I was quite impressed by the numbers you list below (and I still am,
nevertheless).
So my first impression was that I am totally incompetent to comment
further, because I have never dealt with such numbers, and I have no
idea of the kind of hardware/software architecture which is needed to
deal with that kind of thing.
But then I made some calculations, based on the number of servers
which you mentioned earlier, and that leads - at least on the surface
- to a quite different view :
100 servers * 24 cores = 2400 cores
42,368,982 requests per day
On average thus :
= 423,689 per server / day
= 17,653 per core / day
= 735 per core / hour
= 12 per core / minute
= 5 s / request
(and that does not look so exceptional anymore - except for your
servers budget)
Of course, I am sure that the kind of averages which I calculate above
are very rough, that the load on your systems is probably not evenly
spread, that not all the time of those 2400 cores is dedicated to this
application, and so on.
But as a starting point, it provides at least one observation :
You have 42,368,982 requests per day, of which 5619 fail with a
timeout, and that is 0,013% of the total.
And we know that the timeout of a HTTP client is normally in the range
of 3-5 minutes.
Yet we see above that, as a very rough average, the mean time for a
request is in the order of 5 seconds.
So at least on the surface, it would look like the requests that fail,
take at least approximately 36 times longer (3 min * 60 = 180 s,
divided by 5) than the average.
So are these 0,013% of requests really exceptional in how long they
take to complete ?
And if yes, do you know why ?
Do you have any statistics which classify the requests in terms of how
long they take ?
Like :
- between 1 and 5 seconds : n1
- between 6 and 15 seconds : n2
...
- more than nnn seconds : nx (subject to client timeout, so error in
the log)
On 28.03.2018 13:13, PANG J. wrote:
As shown below,
Last day total requests are 42,368,982, not all are successful, but
42,362,363 are right.
The failed requests are timeout.
Thanks.
On 2018/3/28 星期三 PM 6:37, André Warnier (tomcat) wrote:
On 28.03.2018 12:31, PANG J. wrote:
what the client I meant is mobile App.
mobile App gets the result from server via SDK.
Ok.
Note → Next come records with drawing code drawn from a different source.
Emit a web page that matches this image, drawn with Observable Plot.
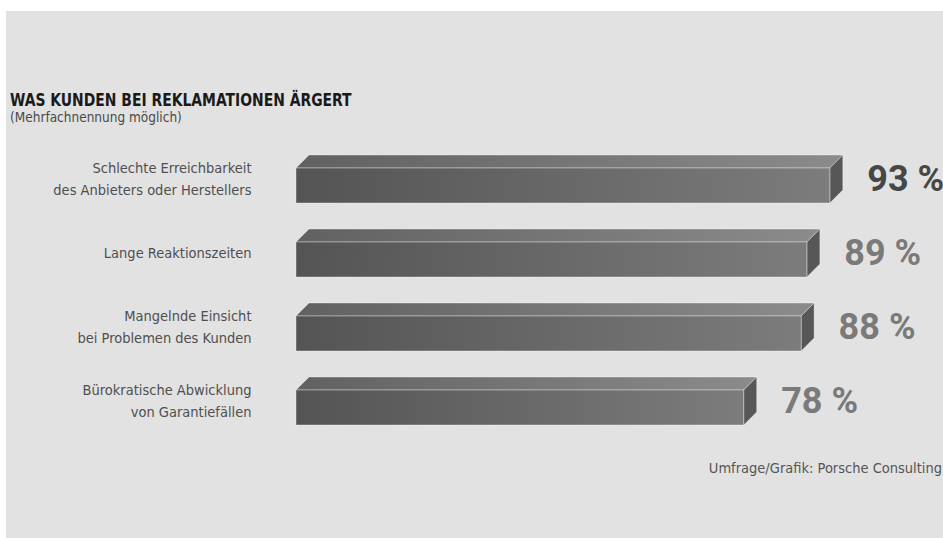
<!DOCTYPE html>
<html>
<head>
<meta charset="utf-8">
<script src="https://cdn.jsdelivr.net/npm/d3@7"></script>
<script src="https://cdn.jsdelivr.net/npm/@observablehq/plot@0.6"></script>
<style>
  html, body { margin: 0; padding: 0; background: #ffffff; width: 943px; height: 538px; overflow: hidden; }
  #panel { position: absolute; left: 6px; top: 11px; width: 937px; height: 527px; background: #e2e2e2; }
  .cond { font-family: "Liberation Sans Narrow", "DejaVu Sans Condensed", "Roboto Condensed", "Arial Narrow", sans-serif; font-stretch: condensed; }
  #title { position: absolute; left: 10px; top: 92px; font-size: 17px; line-height: 1; font-weight: bold; color: #1a1a1a; white-space: nowrap; transform: scaleX(0.91); transform-origin: 0 0; }
  #subtitle { position: absolute; left: 10px; top: 111px; font-size: 13.5px; line-height: 1; color: #4a4a4a; white-space: nowrap; }
  #caption { position: absolute; right: 1px; top: 461px; font-size: 14.5px; line-height: 1; color: #555; white-space: nowrap; }
  #chart { position: absolute; left: 0; top: 0; }
</style>
</head>
<body>
<div id="panel"></div>
<div id="chart"></div>
<div id="title" class="cond">WAS KUNDEN BEI REKLAMATIONEN ÄRGERT</div>
<div id="subtitle" class="cond">(Mehrfachnennung möglich)</div>
<div id="caption" class="cond">Umfrage/Grafik: Porsche Consulting</div>
<script>
const categories = [
  "Schlechte Erreichbarkeit\ndes Anbieters oder Herstellers",
  "Lange Reaktionszeiten",
  "Mangelnde Einsicht\nbei Problemen des Kunden",
  "Bürokratische Abwicklung\nvon Garantiefällen"
];
const values = [93, 89, 88, 78];
const valueLabels = ["93 %", "89 %", "88 %", "78 %"];

const data = categories.map((c, i) => ({category: c, value: values[i], label: valueLabels[i], rank: i}));

const DEPTH = 13;

function defsMark() {
  const defs = d3.create("svg:defs");
  const gf = defs.append("linearGradient").attr("id", "gFront").attr("x1", 0).attr("x2", 1).attr("y1", 0).attr("y2", 0);
  gf.append("stop").attr("offset", "0%").attr("stop-color", "#545454");
  gf.append("stop").attr("offset", "100%").attr("stop-color", "#7c7c7c");
  const gt = defs.append("linearGradient").attr("id", "gTop").attr("x1", 0).attr("x2", 1).attr("y1", 0).attr("y2", 0);
  gt.append("stop").attr("offset", "0%").attr("stop-color", "#616161");
  gt.append("stop").attr("offset", "100%").attr("stop-color", "#8b8b8b");
  return defs.node();
}

function boxFaces(index, scales, vals) {
  const g = d3.create("svg:g");
  const X1 = vals.x1, X2 = vals.x2, Y = vals.y;
  const bw = scales.y && typeof scales.y.bandwidth === "function" ? scales.y.bandwidth() : 35;
  for (const i of index) {
    const x1 = X1[i], x2 = X2[i], y = Y[i];
    g.append("polygon")
      .attr("points", [[x1, y], [x2, y], [x2 + DEPTH, y - DEPTH], [x1 + DEPTH, y - DEPTH]].join(" "))
      .attr("fill", "url(#gTop)")
      .attr("stroke", "rgba(255,255,255,0.45)")
      .attr("stroke-width", 0.8);
    g.append("polygon")
      .attr("points", [[x2, y], [x2 + DEPTH, y - DEPTH], [x2 + DEPTH, y + bw - DEPTH], [x2, y + bw]].join(" "))
      .attr("fill", "#575757")
      .attr("stroke", "rgba(255,255,255,0.45)")
      .attr("stroke-width", 0.8);
  }
  return g.node();
}

const chart = Plot.plot({
  width: 943,
  height: 538,
  margin: 0,
  style: {background: "transparent", overflow: "visible"},
  x: {domain: [0, 100], range: [296, 870], axis: null},
  y: {domain: categories, range: [147.3, 444.7], paddingInner: 0.53, paddingOuter: 0.265, align: 0.5, axis: null},
  marks: [
    defsMark,
    Plot.barX(data, {x1: 0, x2: "value", y: "category", render: boxFaces}),
    Plot.barX(data, {x1: 0, x2: "value", y: "category", fill: "url(#gFront)", stroke: "rgba(255,255,255,0.45)", strokeWidth: 0.8}),
    Plot.text(data, {
      x: 0, y: "category", text: "category",
      dx: -45, dy: -9, textAnchor: "end", lineAnchor: "middle", lineHeight: 1.52,
      fontSize: 14.5, fill: "#4f4f4f",
      fontFamily: "'Liberation Sans Narrow', 'DejaVu Sans Condensed', 'Roboto Condensed', 'Arial Narrow', sans-serif"
    }),
    Plot.text(data, {
      x: "value", y: "category", text: "label",
      dx: 37, dy: -7, textAnchor: "start", lineAnchor: "middle",
      fontSize: 36, fontWeight: "bold", letterSpacing: "-0.5px",
      fill: d => d.rank === 0 ? "#474747" : "#7a7a7a",
      fontFamily: "Roboto, 'Liberation Sans', sans-serif"
    })
  ]
});
document.getElementById("chart").appendChild(chart);
</script>
</body>
</html>
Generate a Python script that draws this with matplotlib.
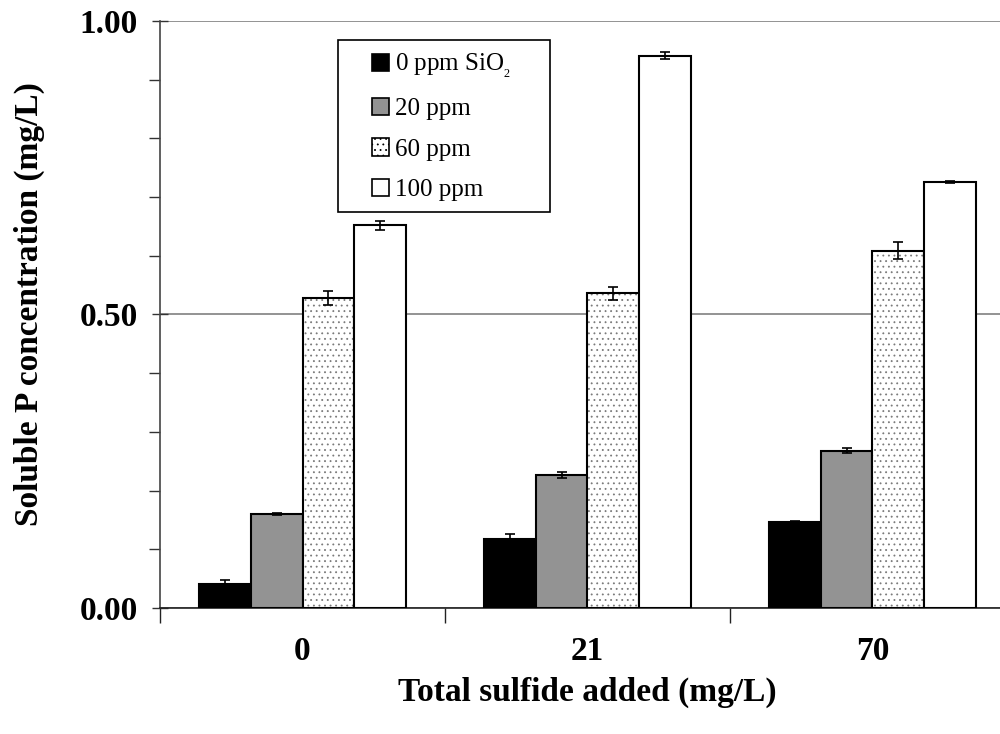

But it is very likely that your "mobile app SDK", also has a
timeout after it sends
a request to a server. Or are you /sure/ that it waits forever ?
/Precisely what/ makes you think that it is a server-side timeout ?
in future we may move the computing task into App itself.
But currently they are running on server side.
thanks.
On 2018/3/28 星期三 PM 6:11, André Warnier (tomcat) wrote:
I believe that the timeout which Pang J. is mentioning, may be the
browser-side timeout,
which is fixed at the browser level at about 5 minutes or so.
When a browser sends a request to a server, and it does receive
/some/ response within
the next +-5 minutes, then the browser will drop the connection to
the server, and pop
up a message saying "sorry, the server appears not to respond.."
In other words, it is not a server timeout, it is a client timeout.
The only way to avoid this, is to insure that the server sends at
least /some/ temporary
response to the client (*), regularly, so that this browser
timeout does not occur.
Unfortunately, that is a bit more complicated to set up, than just
some parameter
somewhere.
But there must be plenty of past discussions of this issue already
on the www, and
solution guidelines.